About Carl Feagans 396 Articles
Professional archaeologist that currently works for the United States Forest Service at the Land Between the Lakes Recreation Area in Kentucky and Tennessee. I'm also a 12-year veteran of the U.S. Army and spent another 10 years doing adventure programming with at-risk teens before earning my master's degree at the University of Texas at Arlington.

2 Comments

  1. You give to separate reigns of time for he ubaid period, 5000-3500bc and then a sentence later you have it at 3500-3100bc. Which is it? Also if all these lists are comprised from a single source wouldn’t it stand that the source is older? There is writing in the Danube river region going back to 6000bc so even the comment claim for the Sumerians inventing writing is a little off. It has also been shown that oral story tellers can keep knowledge alive over generations. It always amazes me how quickly scholars are quick to dismiss the stories of the actual people themselves. Even Troy was thought to be myth. I don’t believe that these antideluvian kings reigned the actual years attributed to them, but to dismiss them as fantasy is a little short sighted I believe.

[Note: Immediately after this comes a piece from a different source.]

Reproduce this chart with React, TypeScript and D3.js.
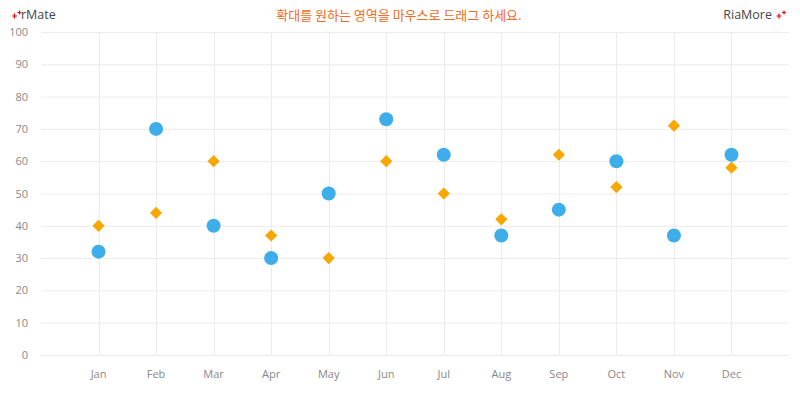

    • You are absolutely correct in noting that inconsistency. One of those periods should not have been “Ubaid.” Instead, it should have read, “Uruk” and I’ve made the correction and added a small note to the top of the post to indicate it. Thanks again for pointing it out.

      With regard to the question you posed: “if all these lists are comprised from a single source wouldn’t it stand that the source is older?” It certainly follows that if each of the lists (for example WB 62, which dates to about 2000 BCE and WB 444, which dates to about 1870 BCE) do have a separate, common source, the progenitor source would be older than these lists if even slightly. It may also be that the lists were comprised from oral tradition(s), which–also–would be expected to be older than, or at least as old as, the oldest list. Another option might be that the oldest list (i.e. WB 62) is the source list and differences on subsequent lists are due to political purposes.

      There are a lot of things to consider, and they’d certainly be fun to explore (perhaps someone has or is). But they’re not all that relevant to the notion that there exist some extraordinary age to the Sumerian kings’ lists.

      There is writing in the Danube river region going back to 6000bc so even the comment claim for the Sumerians inventing writing is a little off.

      I’m comfortable standing by what I’ve said so far. The Vinca symbols, which date to about 5500 BCE (possibly slightly earlier for some) are very cool and intriguing–no doubt. But they’ve yet to be demonstrated as a system of writing. Most are found on pottery and a few figurines in the Neolithic of southeastern Europe, but they don’t seem to have a linguistic pattern that anyone has been able to discern as yet. My personal feeling is that many, maybe all, are representative of ontological ideas or concepts important to the people of the Vinca culture, but this isn’t something that I could ever demonstrate. Much the same can be said for the symbologies of Easter Island (Ronorongo script) and the Indus Valley (Indus script). Hopefully, someday, someone will discover a key to deciphering their meanings (assuming these meanings exist) and we can say confidently that the earliest form of writing is even earlier than we thought.

      Finally, I’d point out that I didn’t simply dismiss the Sumerian kings list claims of extraordinary age out of hand. I detailed a handful of reasons why the notion wasn’t tenable. I even said, ” it might seem logical to accept the written words of the culture that wrote its own list of rulers until we dig a little deeper.”

      There are probably a few other reasons why the Sumerian kings’ lists aren’t to be taken at face-value. Not the least of which is political propaganda. “Fake news” and invented histories aren’t exactly modern inventions! 🙂

      So, it isn’t a matter of dismissing them as fantasy. They are fantasy. From there, the fun part of anthropology is to ask “why?” and “what are the implications?”